The Washington Post has an article by feminist  theologian Susan Brooks Thistlethwaite about the latest rape comment from a Republican senate candidate.
Indiana GOP U.S. Senate candidate Richard Mourdock has declared he opposes aborting pregnancies conceived in rape because “it is something that God intended to happen.”
No, God does not “cause” either rape or conception following rape, nor is this “God’s intention.”
Rape is a crime.
Nobody is saying rape is not a crime or that rape is good. That is just a straw man. What he is saying is that God can use sinful acts to do great good. Look at the crucifixion of Jesus. It was the most evil act ever. Yet it was the greatest gift as well.
When you make God the author of conception following rape, you make God the author of sin. This is a huge theological error, and one that Christian theologians have rejected since the first centuries of the faith. “Unde malum?” “Where does evil come from?” is one of the most profound questions we wrestle with as Christians and has been from earliest Christian history (see Tertullian, Apology, 39).
This is nonsense. The source of evil is a profound theological question but this is a terrible example of it. Normally you use examples where no imaginable good is in view, maybe a Tsunami or something. Here you have a new life. So you have an obvious good that flows from the evil act. 
It is cheap, easy and wrong to attribute all that happens in the world to God, as this makes God the author of sin and evil, and thus less than all good.
This is an easy, cheap, and wrong way to mischaracterize what Mourdock is saying. He is not making God the author of rape. He is saying God is the author of life even when the life is begins with a bad act. It is hard to believe Thistlethwaite can't grasp this distinction. Does she deny this? Are children conceived in rape not a gift from God?
But frankly, Mr. Mourdock, the theological errors pale in comparison to the failure of compassion your comment exhibits. Your comments are contributing to the hurt and the self-blaming of women and girls who have already been violated.
She knows Mourdock lacks compassion towards rape victims? I don't know that. I would not want to judge Mourdock or make any uncharitable assumptions about his motives.

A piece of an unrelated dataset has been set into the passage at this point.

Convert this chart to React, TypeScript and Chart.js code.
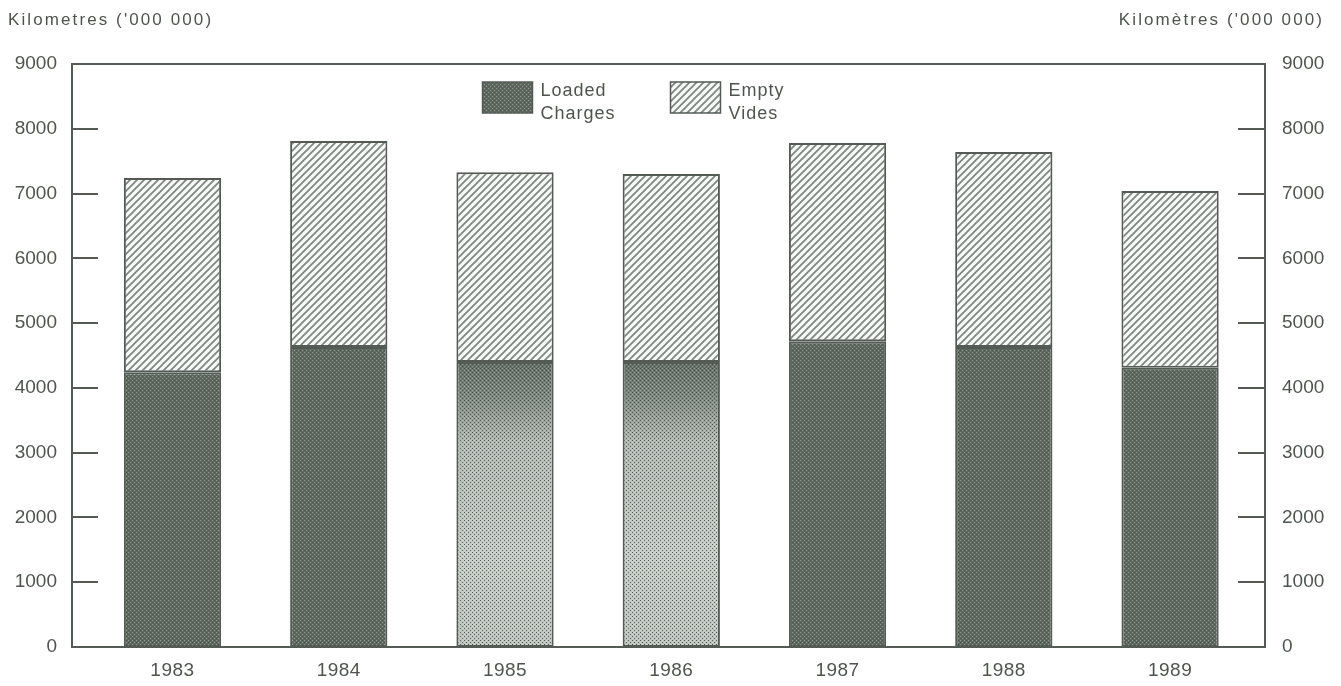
import React, { useEffect, useRef } from 'react';
import { Chart, registerables } from 'chart.js';

Chart.register(...registerables);

const years = ['1983', '1984', '1985', '1986', '1987', '1988', '1989'];
const loaded = [4240, 4630, 4400, 4400, 4720, 4630, 4310];
const empty = [3000, 3180, 2930, 2900, 3060, 3010, 2730];
const yTicks = [0, 1000, 2000, 3000, 4000, 5000, 6000, 7000, 8000, 9000];
const leftTitle = "Kilometres ('000 000)";
const rightTitle = "Kilomètres ('000 000)";
const loadedLabel = ['Loaded', 'Charges'];
const emptyLabel = ['Empty', 'Vides'];
const lightLoadedYears = ['1985', '1986'];

const FONT = "'Liberation Sans', Arial, Helvetica, sans-serif";
const TEXT = '#4e554f';
const LINE = '#535b54';

function makeHatch(ctx: CanvasRenderingContext2D) {
  const s = 7;
  const c = document.createElement('canvas');
  c.width = s;
  c.height = s;
  const g = c.getContext('2d')!;
  g.fillStyle = '#f5f8f5';
  g.fillRect(0, 0, s, s);
  g.strokeStyle = '#7b837c';
  g.lineWidth = 1.6;
  g.beginPath();
  g.moveTo(-1, s + 1);
  g.lineTo(s + 1, -1);
  g.moveTo(-s / 2 - 1, s / 2 + 1);
  g.lineTo(s / 2 + 1, -s / 2 - 1);
  g.moveTo(s / 2 - 1, s * 1.5 + 1);
  g.lineTo(s * 1.5 + 1, s / 2 - 1);
  g.stroke();
  return ctx.createPattern(c, 'repeat')!;
}

function makeDots(ctx: CanvasRenderingContext2D) {
  const c = document.createElement('canvas');
  c.width = 4;
  c.height = 4;
  const g = c.getContext('2d')!;
  g.fillStyle = '#5e685f';
  g.fillRect(0, 0, 4, 4);
  g.fillStyle = '#939d94';
  g.fillRect(0, 0, 1, 1);
  g.fillRect(2, 2, 1, 1);
  g.fillStyle = '#4c554d';
  g.fillRect(2, 0, 1, 1);
  g.fillRect(0, 2, 1, 1);
  return ctx.createPattern(c, 'repeat')!;
}

function makeFadingDots(ctx: CanvasRenderingContext2D, h: number, yTop: number) {
  const c = document.createElement('canvas');
  c.width = 4;
  c.height = Math.max(1, Math.ceil(h));
  const g = c.getContext('2d')!;
  const grad = g.createLinearGradient(0, yTop, 0, h);
  grad.addColorStop(0, '#646e66');
  grad.addColorStop(0.1, '#7d867e');
  grad.addColorStop(0.25, '#b3bab3');
  grad.addColorStop(0.6, '#c6ccc6');
  grad.addColorStop(1, '#b9c0ba');
  g.fillStyle = grad;
  g.fillRect(0, 0, 4, c.height);
  for (let y = 0; y < c.height; y += 4) {
    g.fillStyle = 'rgba(60,68,62,0.8)';
    g.fillRect(0, y, 1, 1);
    g.fillRect(2, y + 2, 1, 1);
    g.fillStyle = 'rgba(255,255,255,0.3)';
    g.fillRect(2, y, 1, 1);
    g.fillRect(0, y + 2, 1, 1);
  }
  return ctx.createPattern(c, 'repeat')!;
}

export default function App() {
  const ref = useRef<HTMLCanvasElement>(null);

  useEffect(() => {
    const canvas = ref.current!;
    const ctx0 = canvas.getContext('2d')!;
    const hatch = makeHatch(ctx0);
    const dots = makeDots(ctx0);
    const fadeCache: Record<string, CanvasPattern> = {};

    const loadedFill = (c: any) => {
      const chart = c.chart;
      const i = c.dataIndex;
      if (i === undefined || !chart.chartArea || !chart.scales || !chart.scales.y) return dots;
      if (lightLoadedYears.includes(years[i])) {
        const yTop = chart.scales.y.getPixelForValue(loaded[i]);
        const key = String(Math.round(yTop));
        if (!fadeCache[key]) fadeCache[key] = makeFadingDots(chart.ctx, chart.height, yTop);
        return fadeCache[key];
      }
      return dots;
    };

    const framePlugin = {
      id: 'framePlugin',
      afterDatasetsDraw(chart: any) {
        const { ctx, chartArea } = chart;
        const { left, right, top, bottom } = chartArea;
        const y = chart.scales.y;
        ctx.save();
        ctx.strokeStyle = LINE;
        ctx.lineWidth = 2;
        ctx.strokeRect(left, top, right - left, bottom - top);
        ctx.beginPath();
        yTicks.slice(1, -1).forEach((v) => {
          const py = Math.round(y.getPixelForValue(v));
          ctx.moveTo(left, py);
          ctx.lineTo(left + 26, py);
          ctx.moveTo(right - 27, py);
          ctx.lineTo(right, py);
        });
        ctx.stroke();
        ctx.restore();
      },
      afterDraw(chart: any) {
        const { ctx, chartArea } = chart;
        const xs = chart.scales.x;
        ctx.save();
        ctx.fillStyle = TEXT;
        ctx.textBaseline = 'middle';

        // category labels under the bars
        ctx.font = `19px ${FONT}`;
        (ctx as any).letterSpacing = '0.5px';
        ctx.textAlign = 'center';
        years.forEach((yr, i) => {
          ctx.fillText(yr, xs.getPixelForValue(i), chartArea.bottom + 24);
        });

        ctx.font = `17px ${FONT}`;
        (ctx as any).letterSpacing = '2.1px';
        ctx.textAlign = 'left';
        ctx.fillText(leftTitle, 0, 12);
        ctx.textAlign = 'right';
        ctx.fillText(rightTitle, chart.width - 9, 12);

        // legend
        const cx = (chartArea.left + chartArea.right) / 2;
        const items = [
          { fill: dots, text: loadedLabel, x: cx - 186 },
          { fill: hatch, text: emptyLabel, x: cx + 2 },
        ];
        items.forEach((it) => {
          ctx.fillStyle = it.fill;
          ctx.fillRect(it.x, 74, 50, 31);
          ctx.strokeStyle = LINE;
          ctx.lineWidth = 1.5;
          ctx.strokeRect(it.x, 74, 50, 31);
          ctx.fillStyle = TEXT;
          ctx.font = `18px ${FONT}`;
          (ctx as any).letterSpacing = '1px';
          ctx.textAlign = 'left';
          ctx.fillText(it.text[0], it.x + 58, 83);
          ctx.fillText(it.text[1], it.x + 58, 106);
        });
        ctx.restore();
      },
    };

    const tickFont = { family: FONT, size: 19 };

    const chart = new Chart(canvas, {
      type: 'bar',
      data: {
        datasets: [
          {
            label: loadedLabel.join(' / '),
            data: years.map((_, i) => ({ x: i, y: loaded[i] })),
            backgroundColor: loadedFill as any,
            borderColor: LINE,
            borderWidth: 2,
            borderSkipped: false,
            barPercentage: 0.585,
            categoryPercentage: 1,
          },
          {
            label: emptyLabel.join(' / '),
            data: years.map((_, i) => ({ x: i, y: empty[i] })),
            backgroundColor: hatch as any,
            borderColor: LINE,
            borderWidth: 2,
            borderSkipped: false,
            barPercentage: 0.585,
            categoryPercentage: 1,
          },
        ],
      },
      options: {
        responsive: false,
        animation: false,
        layout: { padding: { top: 56, left: 0, right: 0, bottom: 39 } },
        plugins: {
          legend: { display: false },
          tooltip: { enabled: false },
          title: { display: false },
        },
        scales: {
          x: {
            type: 'linear',
            stacked: true,
            min: -0.6045,
            max: 6.571,
            offset: false,
            grid: { display: false, drawTicks: false },
            border: { display: false },
            ticks: { display: false, stepSize: 1, includeBounds: false },
            afterFit: (s: any) => {
              s.height = 0;
            },
          },
          y: {
            type: 'linear',
            position: 'left',
            stacked: true,
            min: 0,
            max: 9000,
            grid: { display: false, drawTicks: false },
            border: { display: false },
            ticks: {
              stepSize: 1000,
              padding: 15,
              color: TEXT,
              font: tickFont,
              callback: (v: any) => String(v),
            },
            afterFit: (s: any) => {
              s.width = 64;
            },
          },
          y2: {
            type: 'linear',
            position: 'right',
            min: 0,
            max: 9000,
            grid: { display: false, drawTicks: false },
            border: { display: false },
            ticks: {
              stepSize: 1000,
              padding: 17,
              color: TEXT,
              font: tickFont,
              callback: (v: any) => String(v),
            },
            afterFit: (s: any) => {
              s.width = 68;
            },
          },
        },
      },
      plugins: [framePlugin],
    } as any);

    return () => chart.destroy();
  }, []);

  return (
    <div style={{ width: 1325, height: 678, marginBottom: -8 }}>
      <canvas ref={ref} width={1325} height={678} style={{ display: 'block' }} />
    </div>
  );
}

I counsel women all the time who have been raped. They are already blaming themselves for something that is not their fault, but that society and religion teaches them is their fault.
I tell them over and over again, “It’s not your fault. Rape is violence. It is the sin of the perpetrator. It is a crime.”
Society and religion teaches them what?  Then Thistlethwaite rides to the rescue and tells them it is the perpetrator who is at fault? Whatever. But regardless of who's fault something is there is a chance of both good and bad consequences. Valuing the child does not communicate that this is somehow her fault. It just means they need to accept what has happened and move on. That won't be easy. Telling her that her child is somehow less of a child because she was raped is not facing reality.
Knowing that God judges rape as a profound wrong is part of the healing and grace for women and girls that can follow. Taking back your moral agency as a person who can make an ethical choice, as Christian ethicist Beverly Harrison helps us understand in regard to the ethics of choice regarding any pregnancy that results from rape. When you take away the capacity for ethical agency following violent rape, you are contributing to the diminishment of these human beings and impeding their recovery.
Treating them like a special case seems worse to me. Saying we respect the life of unborn children but we don't respect your unborn child because we feel sorry for you. That seems to diminish their humanity. Loving your children is part of being human. The issues that need to be dealt with are huge but pitting a mother against her child is not the answer.
Our current political polarization is a failure on many levels, but none so profound as the failure of compassion, of empathy.
There is, however, no failure of compassion so glaring as the way rape survivors are being made into political and religious scapegoats today.
Stop that. In God’s name, stop it.
Who is making the rape survivor a political issue? Pro-life people rarely bring it up. It is either the media or the pro-abortion side that always want to focus the debate on the rape exception. Yes, it shows a huge lack of compassion. So many women get hurt by that topic being brought up over and over. But what can pro-life people do? When the question is raised it is hard not to respond. They could point out the questioner has a profound failure of compassion, of empathy but they don't want to judge.